Пока он, тогдашним летом, бродил по «литературному заповеднику», ему встретились, дай бог, трое прохожих, да и те что-то совсем мало примечательные, сонные, а за водой так никто и не подошел, сколько он ни стоял у колонки. Только двое мальчишек перебежали со двора на двор, и тот, кто улепетывал первым, кричал на высочайшей ноте, а преследователь его грозно вертел над своей головой деревянным мечом татарского образца времен Куликова поля. Потом опять все заснуло. Дремотный темп идеально отвечал тихим декорациям кварталов, возобновляя в памяти Извекова с детства запечатленную гармонию таких же солнечных улиц родного города, в такой же предобеденный безлюдный час.
Сколько же годин минуло с его детской поры и где запропастились двадцать лет революции, переворошившей, казалось, весь мир, если убереглись в целомудрии такие музеи закоулочного российского быта? Как же эта за два-то десятилетия, в городе, славном исстари мастерствами и гордо прозванном «Кузницей русского оружия», не дошли руки, чтобы развести водопроводные трубы по домам, флигелям, квартиркам, право же, по-своему привлекательных уголков обок с городским центром? Неужели тут обретается такой замшелый народишка, что его осудили до конца света ходить по воду с коромыслами, как на деревне? И что же, собственно, ты сам-то, премногоуважаемый товарищ, совершил такого, чтобы до человеколюбивого упразднения коромысел дошли руки?
Задавая себе этот вопрос, Извеков, в силу свойственного каждому инстинкта самооправдания, опять скользнул мыслью по своему прошлому, на котором поставлен был тогда крест, — не по его воле.
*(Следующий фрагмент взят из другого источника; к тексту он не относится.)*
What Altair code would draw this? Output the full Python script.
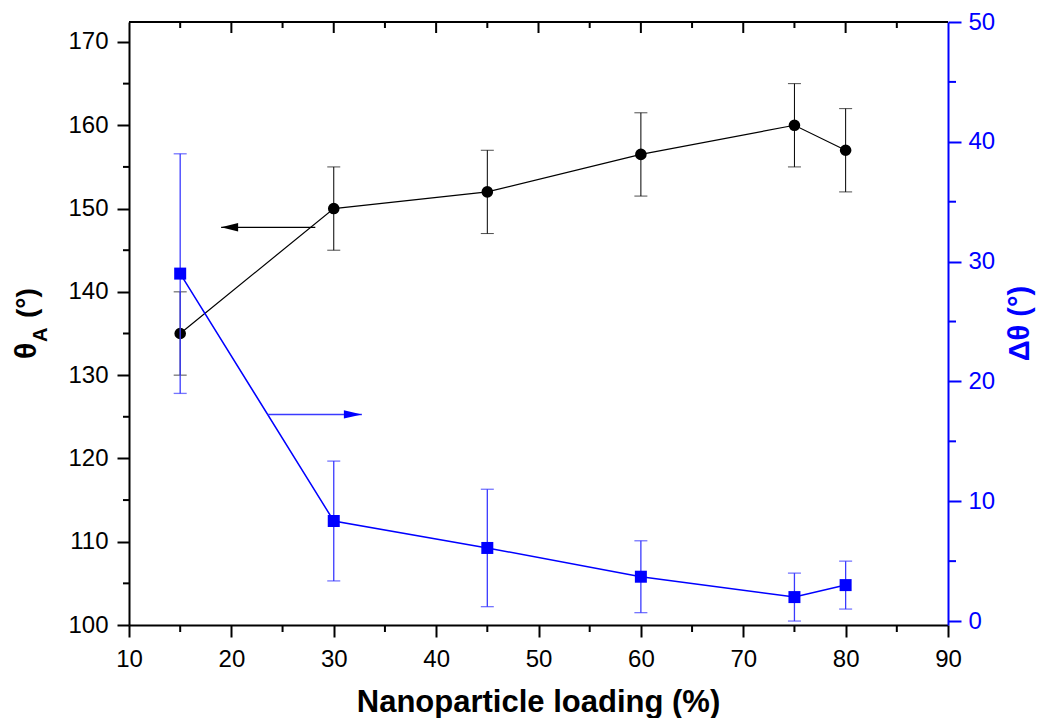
import altair as alt
import pandas as pd

# ---------------- data ----------------
loading = [15, 30, 45, 60, 75, 80]
theta_a = [135, 150, 152, 156.5, 160, 157]
theta_a_err = [5, 5, 5, 5, 5, 5]
delta_theta = [29, 8.35, 6.1, 3.7, 2.0, 3.0]
delta_theta_err = [10, 5, 4.9, 3, 2, 2]

x_major = [10, 20, 30, 40, 50, 60, 70, 80, 90]
x_minor = [15, 25, 35, 45, 55, 65, 75, 85]
x_top_major = [20, 30, 40, 50, 60, 70, 80]
left_major = [100, 110, 120, 130, 140, 150, 160, 170]
left_minor = [105, 115, 125, 135, 145, 155, 165]
right_major = [0, 10, 20, 30, 40, 50]
right_minor = [5, 15, 25, 35, 45]

# annotation arrows (data coordinates)
arrow_left_x = [28.2, 19.0]     # tail, head  (left axis)
arrow_left_y = 147.75
arrow_right_x = [23.55, 32.75]  # tail, head  (right axis)
arrow_right_y = 17.25

W, H = 819, 603
FONT = "Liberation Sans"
BLUE = "#0000ff"
EBLUE = "#3a3aff"

black_df = pd.DataFrame({
    "x": loading, "y": theta_a,
    "lo": [v - e for v, e in zip(theta_a, theta_a_err)],
    "hi": [v + e for v, e in zip(theta_a, theta_a_err)],
})
blue_df = pd.DataFrame({
    "x": loading, "y": delta_theta,
    "lo": [v - e for v, e in zip(delta_theta, delta_theta_err)],
    "hi": [v + e for v, e in zip(delta_theta, delta_theta_err)],
})
black_caps = pd.DataFrame({"x": loading * 2, "y": list(black_df["lo"]) + list(black_df["hi"])})
blue_caps = pd.DataFrame({"x": loading * 2, "y": list(blue_df["lo"]) + list(blue_df["hi"])})

xs = alt.Scale(domain=[10, 90], nice=False, zero=False)
ys_left = alt.Scale(domain=[100, 172.4], nice=False, zero=False)
ys_right = alt.Scale(domain=[-0.33, 50], nice=False, zero=False)

x_axis = alt.Axis(values=x_major, orient="bottom", tickSize=12, tickWidth=2, domainWidth=2,
                  domainColor="black", tickColor="black", labelColor="black",
                  labelFontSize=24, labelFont=FONT, labelPadding=10, labelFlush=False,
                  labelOverlap=False, grid=False, title=None, format="d")
left_axis = alt.Axis(values=left_major, orient="left", tickSize=12, tickWidth=2, domainWidth=2,
                     domainColor="black", tickColor="black", labelColor="black",
                     labelFontSize=24, labelFont=FONT, labelPadding=9, labelOverlap=False,
                     grid=False, title=None, format="d")
right_axis = alt.Axis(values=right_major, orient="right", tickSize=13, tickWidth=2, domainWidth=2,
                      domainColor=BLUE, tickColor=BLUE, labelColor=BLUE,
                      labelFontSize=24, labelFont=FONT, labelPadding=7, labelOverlap=False,
                      grid=False, title=None, format="d")


def X(field):
    return alt.X(field, scale=xs, axis=x_axis)


def YL(field):
    return alt.Y(field, scale=ys_left, axis=left_axis)


def YR(field):
    return alt.Y(field, scale=ys_right, axis=right_axis)


one = pd.DataFrame({"a": [0]})

# ---------------- left (black) group ----------------
b_err = alt.Chart(black_df).mark_rule(color="black", strokeWidth=1).encode(
    x=X("x:Q"), y=YL("lo:Q"), y2="hi:Q")
b_caps = alt.Chart(black_caps).mark_tick(color="black", orient="horizontal", size=13, thickness=1).encode(
    x=X("x:Q"), y=YL("y:Q"))
b_line = alt.Chart(black_df).mark_line(color="black", strokeWidth=1.2).encode(
    x=X("x:Q"), y=YL("y:Q"))
b_pts = alt.Chart(black_df).mark_point(shape="circle", filled=True, color="black", size=135, opacity=1).encode(
    x=X("x:Q"), y=YL("y:Q"))

left_min = alt.Chart(pd.DataFrame({"v": left_minor})).mark_rule(color="black", strokeWidth=2).encode(
    y=YL("v:Q"), x=alt.value(-6), x2=alt.value(0))
bottom_min = alt.Chart(pd.DataFrame({"v": x_minor})).mark_rule(color="black", strokeWidth=2).encode(
    x=X("v:Q"), y=alt.value(H), y2=alt.value(H + 7))
top_maj = alt.Chart(pd.DataFrame({"v": x_top_major})).mark_rule(color="black", strokeWidth=2).encode(
    x=X("v:Q"), y=alt.value(0), y2=alt.value(11))
top_min = alt.Chart(pd.DataFrame({"v": x_minor})).mark_rule(color="black", strokeWidth=2).encode(
    x=X("v:Q"), y=alt.value(0), y2=alt.value(6))
top_frame = alt.Chart(one).mark_rule(color="black", strokeWidth=2).encode(
    x=alt.value(0), x2=alt.value(W), y=alt.value(0))

b_arrow = alt.Chart(pd.DataFrame({"x": [arrow_left_x[0]], "x2": [arrow_left_x[1]], "y": [arrow_left_y]})).mark_rule(
    color="black", strokeWidth=1.2).encode(x=X("x:Q"), x2="x2:Q", y=YL("y:Q"))
b_head = alt.Chart(pd.DataFrame({"x": [arrow_left_x[1]], "y": [arrow_left_y]})).mark_point(
    shape="M 0 0 L 2 -0.5 L 2 0.5 Z", filled=True, color="black", size=289, opacity=1, strokeWidth=0).encode(
    x=X("x:Q"), y=YL("y:Q"))

t_theta = alt.Chart(one).mark_text(text="θ", font=FONT, fontWeight="bold", fontSize=30, angle=270,
                                   align="left", baseline="alphabetic", color="black").encode(
    x=alt.value(-93), y=alt.value(337))
t_sub = alt.Chart(one).mark_text(text="A", font=FONT, fontWeight="bold", fontSize=20, angle=270,
                                 align="left", baseline="alphabetic", color="black").encode(
    x=alt.value(-82), y=alt.value(320))
t_deg = alt.Chart(one).mark_text(text="(°)", font=FONT, fontWeight="bold", fontSize=28, angle=270,
                                 align="left", baseline="alphabetic", color="black").encode(
    x=alt.value(-93), y=alt.value(296))
t_x = alt.Chart(one).mark_text(text="Nanoparticle loading (%)", font=FONT, fontWeight="bold", fontSize=31,
                               align="center", baseline="alphabetic", color="black").encode(
    x=alt.value(W / 2), y=alt.value(690))
t_right = alt.Chart(one).mark_text(text="Δθ (°)", font=FONT, fontWeight="bold", fontSize=29, angle=270,
                                   align="center", baseline="alphabetic", color=BLUE).encode(
    x=alt.value(900), y=alt.value(H / 2))

left = alt.layer(b_err, b_caps, b_line, b_pts, left_min, bottom_min, top_maj, top_min, top_frame,
                 b_arrow, b_head, t_theta, t_sub, t_deg, t_x, t_right)

# ---------------- right (blue) group ----------------
r_err = alt.Chart(blue_df).mark_rule(color=EBLUE, strokeWidth=1.3).encode(
    x=X("x:Q"), y=YR("lo:Q"), y2="hi:Q")
r_caps = alt.Chart(blue_caps).mark_tick(color=EBLUE, orient="horizontal", size=13, thickness=1.3).encode(
    x=X("x:Q"), y=YR("y:Q"))
r_line = alt.Chart(blue_df).mark_line(color=BLUE, strokeWidth=1.5).encode(
    x=X("x:Q"), y=YR("y:Q"))
r_pts = alt.Chart(blue_df).mark_point(shape="square", filled=True, color=BLUE, size=144, opacity=1).encode(
    x=X("x:Q"), y=YR("y:Q"))
right_min = alt.Chart(pd.DataFrame({"v": right_minor})).mark_rule(color=BLUE, strokeWidth=2).encode(
    y=YR("v:Q"), x=alt.value(W), x2=alt.value(W + 8))
r_arrow = alt.Chart(pd.DataFrame({"x": [arrow_right_x[0]], "x2": [arrow_right_x[1]], "y": [arrow_right_y]})).mark_rule(
    color=EBLUE, strokeWidth=1.5).encode(x=X("x:Q"), x2="x2:Q", y=YR("y:Q"))
r_head = alt.Chart(pd.DataFrame({"x": [arrow_right_x[1]], "y": [arrow_right_y]})).mark_point(
    shape="M 0 0 L -2 -0.47 L -2 0.47 Z", filled=True, color=BLUE, size=324, opacity=1, strokeWidth=0).encode(
    x=X("x:Q"), y=YR("y:Q"))

right = alt.layer(r_err, r_caps, r_line, r_pts, right_min, r_arrow, r_head)

chart = alt.layer(left, right).resolve_scale(y="independent").properties(
    width=W, height=H,
    padding={"left": 121, "top": 14, "right": 89, "bottom": 93},
    autosize=alt.AutoSizeParams(type="none"),
    background="white",
).configure_view(strokeWidth=0)

chart.save("out.html", embed_options={"renderer": "svg", "actions": False})
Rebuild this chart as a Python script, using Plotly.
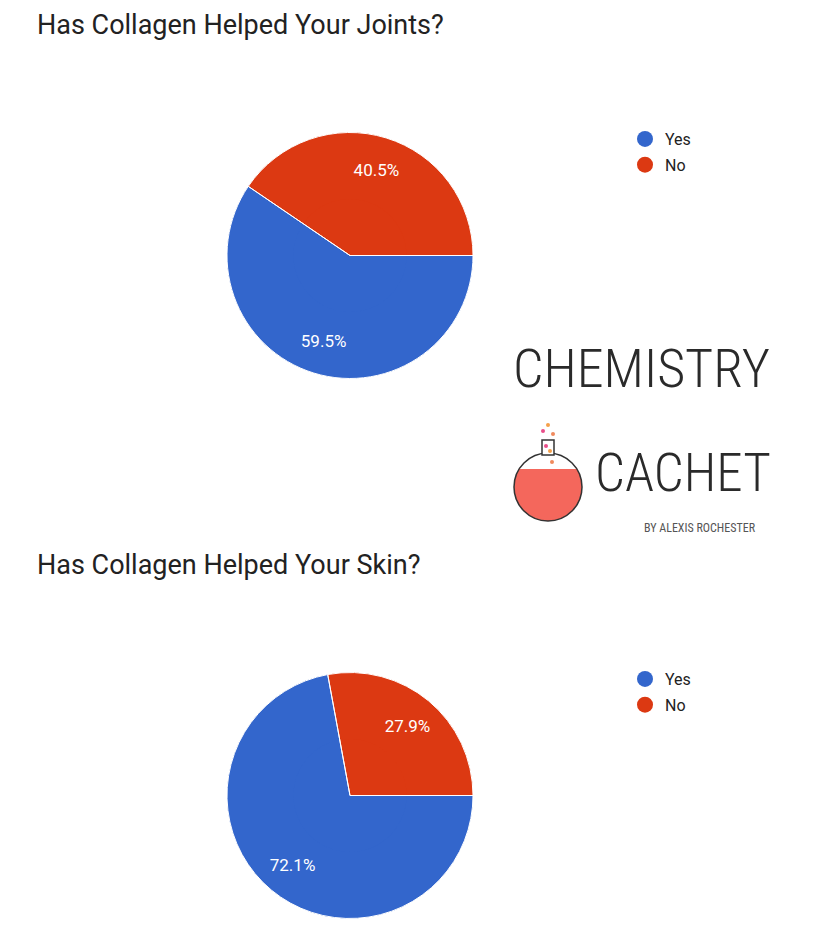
import plotly.graph_objs as go
import numpy as np

# survey answers
labels = ["Yes", "No"]
joints_pct = [59.5, 40.5]
skin_pct = [72.1, 27.9]
colors = ["#3366CC", "#DC3912"]

titles = ["Has Collagen Helped Your Joints?", "Has Collagen Helped Your Skin?"]

# page body has an 8px margin, so the figure is shifted by that much
OFF = 8
W, H = 820 - OFF, 931 - OFF


def px(x):
    return (x - OFF) / W


def py(y):
    return 1 - (y - OFF) / H


fig = go.Figure()

# pies, placed from pixel boxes of the reference
pie_boxes = [(132.5, 378.5), (672.5, 918.5)]
for vals, (top, bot) in zip([joints_pct, skin_pct], pie_boxes):
    dom = dict(x=[px(227), px(473)], y=[py(bot), py(top)])
    common = dict(labels=labels, values=vals, sort=False, direction="clockwise",
                  rotation=90, domain=dom, showlegend=False)
    # full pie underneath (fills the centre)
    fig.add_trace(go.Pie(
        marker=dict(colors=colors, line=dict(width=0)),
        textinfo="none", hoverinfo="skip", **common,
    ))
    # ring carries the labels further out from the centre
    fig.add_trace(go.Pie(
        hole=0.46, marker=dict(colors=colors, line=dict(width=0)),
        texttemplate="%{percent:.1%}", textposition="inside",
        insidetextorientation="horizontal",
        textfont=dict(family="Roboto, Arial, sans-serif", size=17, color="white"),
        hoverinfo="skip", **common,
    ))
    # transparent pie on top for the white slice edges
    fig.add_trace(go.Pie(
        marker=dict(colors=["rgba(0,0,0,0)"] * len(vals),
                    line=dict(color="white", width=1)),
        textinfo="none", hoverinfo="label+percent", **common,
    ))

# circle markers for the legends (dummy points)
for lg in ["legend", "legend2"]:
    for lab, col in zip(labels, colors):
        fig.add_trace(go.Scatter(
            x=[None], y=[None], mode="markers", name=lab, legend=lg,
            legendgroup=lg + lab,
            marker=dict(color=col, size=18, symbol="circle"),
        ))

leg_style = dict(
    xanchor="left", yanchor="top", bgcolor="rgba(0,0,0,0)",
    font=dict(family="Roboto, Arial, sans-serif", size=16, color="#222222"),
    tracegroupgap=2, itemwidth=30,
)
fig.update_layout(
    legend=dict(x=px(625), y=py(122), **leg_style),
    legend2=dict(x=px(625), y=py(662), **leg_style),
)

ann = []
for t, y in zip(titles, [25, 565]):
    ann.append(dict(
        text=t, x=px(35), y=py(y), xref="paper", yref="paper",
        xanchor="left", yanchor="middle", showarrow=False,
        font=dict(family="Roboto, Arial, sans-serif", size=27, color="#222222"),
    ))

# logo text
logo_font = "Roboto Condensed, Liberation Sans Narrow, DejaVu Sans Condensed, sans-serif"
ann.append(dict(text="CHEMISTRY", x=px(641), y=py(368), xref="paper", yref="paper",
                xanchor="center", yanchor="middle", showarrow=False,
                font=dict(family=logo_font, size=54, color="#2a2a2a", weight=300)))
ann.append(dict(text="CACHET", x=px(683), y=py(473), xref="paper", yref="paper",
                xanchor="center", yanchor="middle", showarrow=False,
                font=dict(family=logo_font, size=53, color="#2a2a2a", weight=300)))
ann.append(dict(text="BY ALEXIS ROCHESTER", x=px(700), y=py(528), xref="paper", yref="paper",
                xanchor="center", yanchor="middle", showarrow=False,
                font=dict(family=logo_font, size=12, color="#555555")))

# flask drawing
cx, cy, r = 548, 487, 34
shapes = []
# liquid: lower part of the flask body
lvl = 469
a0 = np.arcsin((lvl - cy) / r)
ang = np.linspace(a0, np.pi - a0, 40)
pts = [(cx + r * np.cos(a), cy + r * np.sin(a)) for a in ang]
path = "M " + " L ".join(f"{px(x):.4f},{py(y):.4f}" for x, y in pts) + " Z"
shapes.append(dict(type="path", path=path, xref="paper", yref="paper",
                   fillcolor="#F4675C", line=dict(width=0)))
shapes.append(dict(type="circle", xref="paper", yref="paper",
                   x0=px(cx - r), x1=px(cx + r), y0=py(cy + r), y1=py(cy - r),
                   line=dict(color="#333333", width=1.5)))
shapes.append(dict(type="rect", xref="paper", yref="paper",
                   x0=px(542), x1=px(554), y0=py(455), y1=py(440),
                   fillcolor="white", line=dict(color="#333333", width=1.5)))
for bx, by, bc in [(548, 425, "#F5A04A"), (543, 431, "#E94E8A"), (553, 434, "#F08A5D"),
                   (546, 446, "#E94E8A"), (550, 451, "#F5A04A"), (552, 462, "#F08A5D")]:
    shapes.append(dict(type="circle", xref="paper", yref="paper",
                       x0=px(bx - 2), x1=px(bx + 2), y0=py(by + 2), y1=py(by - 2),
                       fillcolor=bc, line=dict(width=0)))

fig.update_layout(
    width=W, height=H, margin=dict(l=0, r=0, t=0, b=0),
    paper_bgcolor="white", plot_bgcolor="white",
    xaxis=dict(visible=False), yaxis=dict(visible=False),
    annotations=ann, shapes=shapes,
)

fig.write_html("out.html")
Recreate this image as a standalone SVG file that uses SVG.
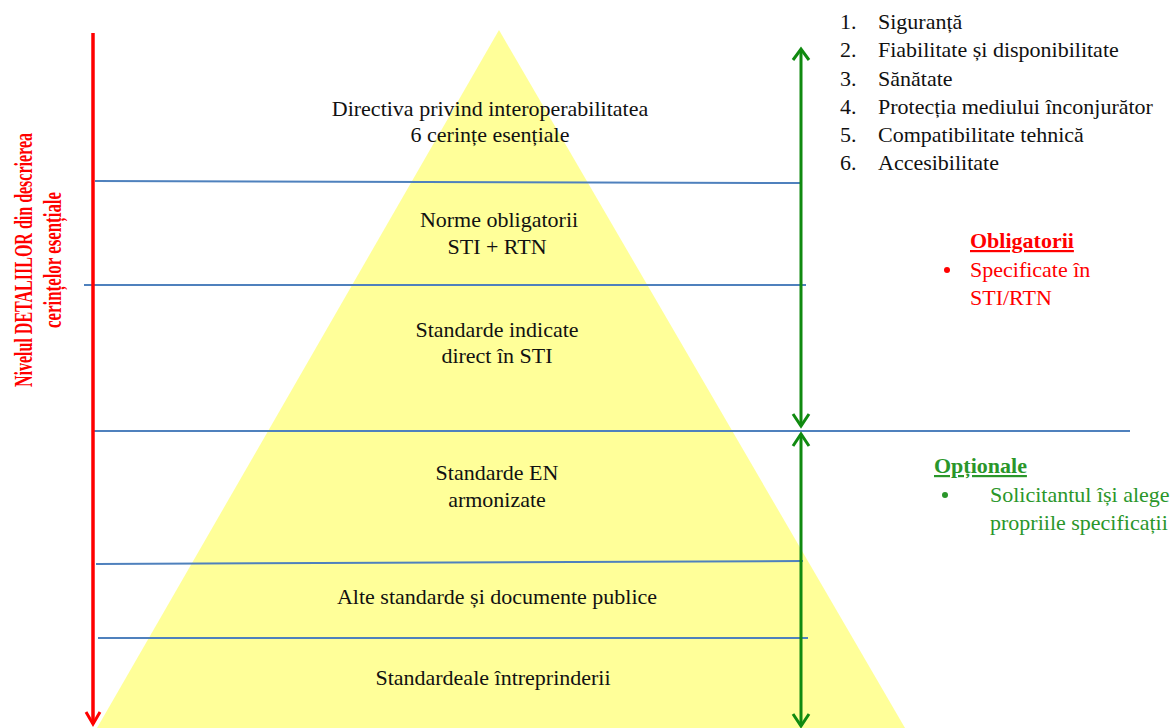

Получилось, что наработано было Кириллом Николаевичем за истекшие годы немало. Больше того: его работа и состояла как раз в замене всякого рода допотопных коромысел самыми новейшими орудиями. Извеков, конечно, не мог думать, что освобождение человека от неустройства старого быта произойдет прямо и сразу. Он был убежден, что тут неизбежна своеобразная стратегия, провести которую должна помочь методическая тактика. Стратегия состояла, так сказать, в большом заходе, тактика же — в показательности примера. В эту свободную минуту размышлений Извеков слегка, правда, но остановил внимание на том, что называется неравномерностью развития, на том — почему же получается, что в одном направлении все так быстро движется к лучшему, в другом несколько отстает, в третьем же не только хоть бы топталось на месте, но даже как следует и не стояло, а засасывалось своими зыбучими грунтами.